--- begin RECORDS FOR THE EXERCISE ---
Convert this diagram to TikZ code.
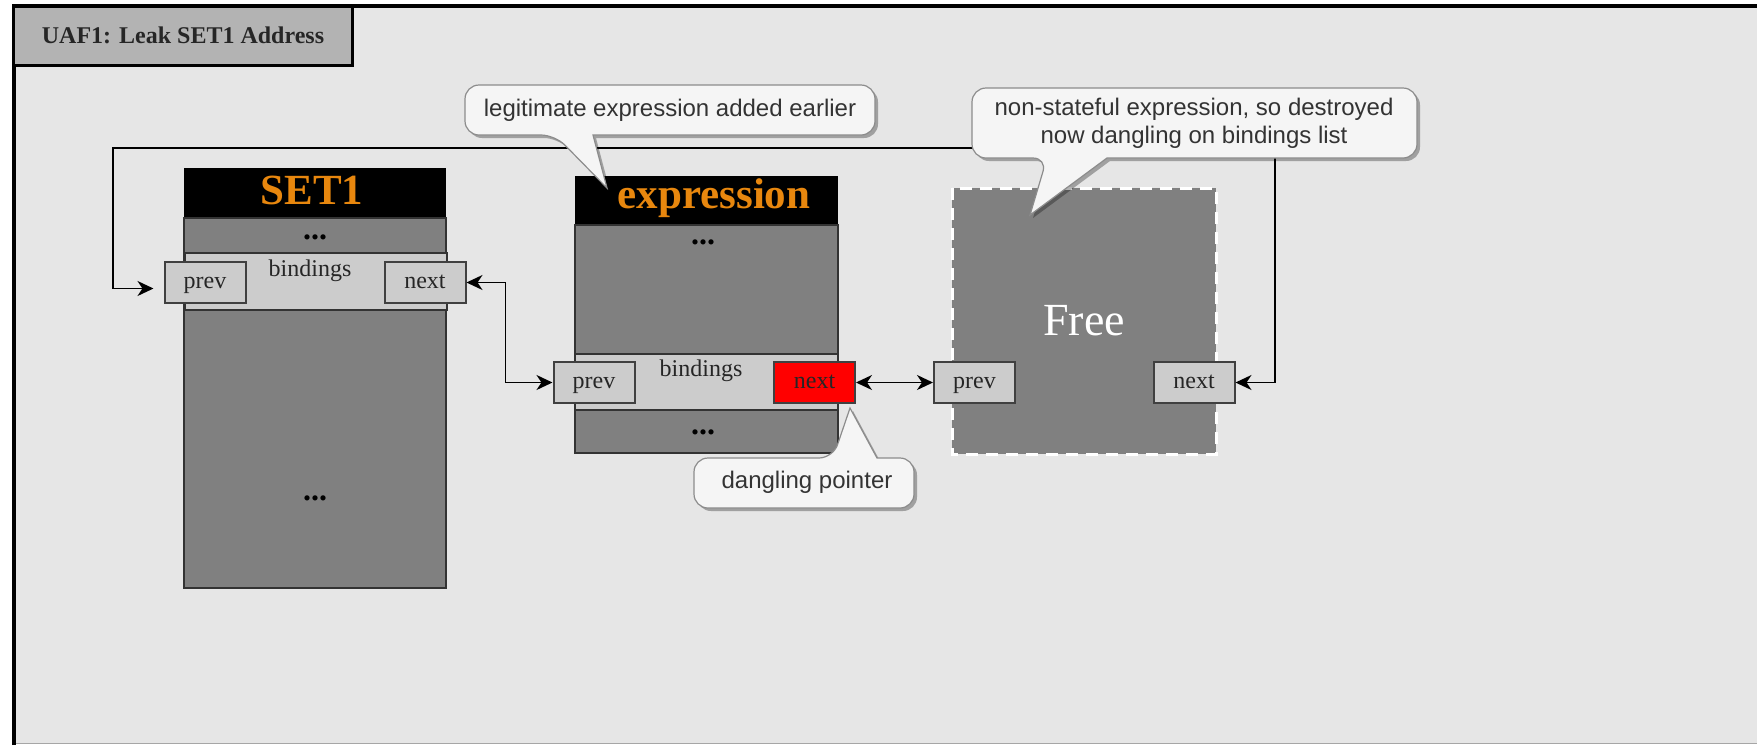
\documentclass[tikz,border=0pt]{standalone}
\usepackage{fontspec}
\setmainfont{Liberation Serif}
\setsansfont{Liberation Sans}
\usetikzlibrary{arrows.meta,shadows}

\definecolor{panelgrey}{HTML}{E6E6E6}
\definecolor{tabgrey}{HTML}{B3B3B3}
\definecolor{chunkgrey}{HTML}{808080}
\definecolor{fieldgrey}{HTML}{CCCCCC}
\definecolor{hdrorange}{HTML}{E8870E}
\definecolor{notefill}{HTML}{F5F5F5}
\definecolor{notegrey}{HTML}{333333}

\begin{document}
\begin{tikzpicture}
  [x=.5pt,y=-.5pt,>={Stealth[length=8pt,width=7.5pt,inset=2.5pt]},
   tab/.style={draw=black,line width=1.5pt,fill=tabgrey,minimum width=169.5pt,minimum height=29.5pt,inner sep=0pt,text=black!85,font=\fontsize{12}{14}\selectfont\bfseries},
   chunk/.style={draw=black!80,line width=.8pt,fill=chunkgrey},
   band/.style={draw=black!80,line width=.8pt,fill=fieldgrey},
   hdr/.style={text=hdrorange,font=\fontsize{21.5}{24}\selectfont\bfseries},
   ellip/.style={font=\fontsize{16}{18}\selectfont\bfseries},
   lbl/.style={text=black!85,font=\fontsize{12}{14}\selectfont},
   field/.style={draw=black!75,line width=1pt,text=black!85,minimum width=40.5pt,minimum height=20.5pt,inner sep=0pt,text height=8.5pt,text depth=2.5pt,font=\fontsize{12}{14}\selectfont},
   link/.style={<->,line width=.8pt},
   note/.style={draw=black!45,line width=.6pt,fill=notefill,rounded corners=7pt,drop shadow={shadow xshift=1.5pt,shadow yshift=-1.5pt,opacity=.3,fill=black}},
   notelbl/.style={text=notegrey,font=\sffamily\fontsize{12}{14}\selectfont}]
  \useasboundingbox (0,0) rectangle (1757,745);
  \fill[panelgrey] (12,4) rectangle (1757,743);
  \draw[black!35,line width=.5pt] (12,743.5) -- (1757,743.5);
  \draw[line width=2pt] (13.5,745) -- (13.5,6) -- (1757,6);
  \node[tab] (title) at (183,35.5) {UAF1: Leak SET1 Address};

  \fill (184,168) rectangle (446,218);
  \draw[chunk] (184,218) rectangle (446,588);
  \draw[band] (185,253) rectangle (447,310);
  \node[hdr] (set1) at (312,190) {SET1};
  \node[ellip] (set1top) at (315,237) {...};
  \node[lbl] (set1bind) at (310,271) {bindings};
  \node[ellip] (set1low) at (315,498) {...};

  \fill (575,176) rectangle (838,225);
  \draw[chunk] (575,225) rectangle (838,453);
  \draw[band] (575,354) rectangle (838,410);
  \node[hdr] (expr) at (714,198) {expression};
  \node[ellip] (exprtop) at (703,242) {...};
  \node[lbl] (exprbind) at (701,371) {bindings};
  \node[ellip] (exprlow) at (703,432) {...};

  \draw[chunk,draw=white,line width=1.5pt,dash pattern=on 6pt off 4pt] (952,188) rectangle (1216,454);
  \node[text=white,font=\fontsize{23}{26}\selectfont] (free) at (1084,321) {Free};

  \foreach \name/\x/\y/\txt/\col in {s1prev/205/282.5/prev/fieldgrey,s1next/425/282.5/next/fieldgrey,
      exprev/594/382.5/prev/fieldgrey,exnext/814.5/382.5/next/red,
      frprev/974.5/382.5/prev/fieldgrey,frnext/1194/382.5/next/fieldgrey}
    \node[field,fill=\col] (\name) at (\x,\y) {\txt};

  \coordinate (loopr) at (1275,148);
  \coordinate (loopl) at (113,148);
  \draw[link] (s1next.east) -- ++(39,0) |- (exprev.west);
  \draw[link] (exnext) -- (frprev);
  \draw[link,shorten >=5pt] (frnext.east) -| (loopr) -- (loopl) |- ([yshift=-3pt]s1prev.west);

  \draw[note] (593,135) -- (875,135) -- (875,85) -- (465,85) -- (465,135) -- (555,135) [sharp corners] -- (607,188) -- cycle;
  \node[notelbl] (legit) at (670,110) {legitimate expression added earlier};

  \draw[note] (1107,158) -- (1417,158) -- (1417,88) -- (972,88) -- (972,158) -- (1047,158) [sharp corners] -- (1030,215) -- cycle;
  \node[notelbl,align=center] (destroyed) at (1194,123) {non-stateful expression, so destroyed\\now dangling on bindings list};

  \draw[note] (877,458) -- (914,458) -- (914,508) -- (694,508) -- (694,458) -- (833,458) [sharp corners] -- (850,408) -- cycle;
  \node[notelbl] (dangling) at (807,482) {dangling pointer};
\end{tikzpicture}
\end{document}
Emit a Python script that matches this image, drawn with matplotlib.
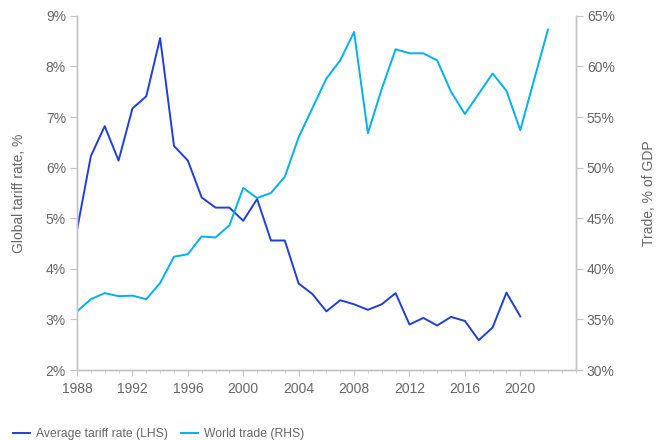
--- end RECORDS FOR THE EXERCISE ---
REQUIREMENT
Leave out the pictures and repeat everything else in the records exactly.

TASK OUTPUT
Convert this diagram to TikZ code.
\documentclass[tikz,border=0pt]{standalone}
\usepackage{fontspec}
\setmainfont{Liberation Serif}
\setsansfont{Liberation Sans}
\usetikzlibrary{arrows.meta,shadows}

\definecolor{panelgrey}{HTML}{E6E6E6}
\definecolor{tabgrey}{HTML}{B3B3B3}
\definecolor{chunkgrey}{HTML}{808080}
\definecolor{fieldgrey}{HTML}{CCCCCC}
\definecolor{hdrorange}{HTML}{E8870E}
\definecolor{notefill}{HTML}{F5F5F5}
\definecolor{notegrey}{HTML}{333333}

\begin{document}
\begin{tikzpicture}
  [x=.5pt,y=-.5pt,>={Stealth[length=8pt,width=7.5pt,inset=2.5pt]},
   tab/.style={draw=black,line width=1.5pt,fill=tabgrey,minimum width=169.5pt,minimum height=29.5pt,inner sep=0pt,text=black!85,font=\fontsize{12}{14}\selectfont\bfseries},
   chunk/.style={draw=black!80,line width=.8pt,fill=chunkgrey},
   band/.style={draw=black!80,line width=.8pt,fill=fieldgrey},
   hdr/.style={text=hdrorange,font=\fontsize{21.5}{24}\selectfont\bfseries},
   ellip/.style={font=\fontsize{16}{18}\selectfont\bfseries},
   lbl/.style={text=black!85,font=\fontsize{12}{14}\selectfont},
   field/.style={draw=black!75,line width=1pt,text=black!85,minimum width=40.5pt,minimum height=20.5pt,inner sep=0pt,text height=8.5pt,text depth=2.5pt,font=\fontsize{12}{14}\selectfont},
   link/.style={<->,line width=.8pt},
   note/.style={draw=black!45,line width=.6pt,fill=notefill,rounded corners=7pt,drop shadow={shadow xshift=1.5pt,shadow yshift=-1.5pt,opacity=.3,fill=black}},
   notelbl/.style={text=notegrey,font=\sffamily\fontsize{12}{14}\selectfont}]
  \useasboundingbox (0,0) rectangle (1757,745);
  \fill[panelgrey] (12,4) rectangle (1757,743);
  \draw[black!35,line width=.5pt] (12,743.5) -- (1757,743.5);
  \draw[line width=2pt] (13.5,745) -- (13.5,6) -- (1757,6);
  \node[tab] (title) at (183,35.5) {UAF1: Leak SET1 Address};

  \fill (184,168) rectangle (446,218);
  \draw[chunk] (184,218) rectangle (446,588);
  \draw[band] (185,253) rectangle (447,310);
  \node[hdr] (set1) at (312,190) {SET1};
  \node[ellip] (set1top) at (315,237) {...};
  \node[lbl] (set1bind) at (310,271) {bindings};
  \node[ellip] (set1low) at (315,498) {...};

  \fill (575,176) rectangle (838,225);
  \draw[chunk] (575,225) rectangle (838,453);
  \draw[band] (575,354) rectangle (838,410);
  \node[hdr] (expr) at (714,198) {expression};
  \node[ellip] (exprtop) at (703,242) {...};
  \node[lbl] (exprbind) at (701,371) {bindings};
  \node[ellip] (exprlow) at (703,432) {...};

  \draw[chunk,draw=white,line width=1.5pt,dash pattern=on 6pt off 4pt] (952,188) rectangle (1216,454);
  \node[text=white,font=\fontsize{23}{26}\selectfont] (free) at (1084,321) {Free};

  \foreach \name/\x/\y/\txt/\col in {s1prev/205/282.5/prev/fieldgrey,s1next/425/282.5/next/fieldgrey,
      exprev/594/382.5/prev/fieldgrey,exnext/814.5/382.5/next/red,
      frprev/974.5/382.5/prev/fieldgrey,frnext/1194/382.5/next/fieldgrey}
    \node[field,fill=\col] (\name) at (\x,\y) {\txt};

  \coordinate (loopr) at (1275,148);
  \coordinate (loopl) at (113,148);
  \draw[link] (s1next.east) -- ++(39,0) |- (exprev.west);
  \draw[link] (exnext) -- (frprev);
  \draw[link,shorten >=5pt] (frnext.east) -| (loopr) -- (loopl) |- ([yshift=-3pt]s1prev.west);

  \draw[note] (593,135) -- (875,135) -- (875,85) -- (465,85) -- (465,135) -- (555,135) [sharp corners] -- (607,188) -- cycle;
  \node[notelbl] (legit) at (670,110) {legitimate expression added earlier};

  \draw[note] (1107,158) -- (1417,158) -- (1417,88) -- (972,88) -- (972,158) -- (1047,158) [sharp corners] -- (1030,215) -- cycle;
  \node[notelbl,align=center] (destroyed) at (1194,123) {non-stateful expression, so destroyed\\now dangling on bindings list};

  \draw[note] (877,458) -- (914,458) -- (914,508) -- (694,508) -- (694,458) -- (833,458) [sharp corners] -- (850,408) -- cycle;
  \node[notelbl] (dangling) at (807,482) {dangling pointer};
\end{tikzpicture}
\end{document}
Emit a Python script that matches this image, drawn with matplotlib.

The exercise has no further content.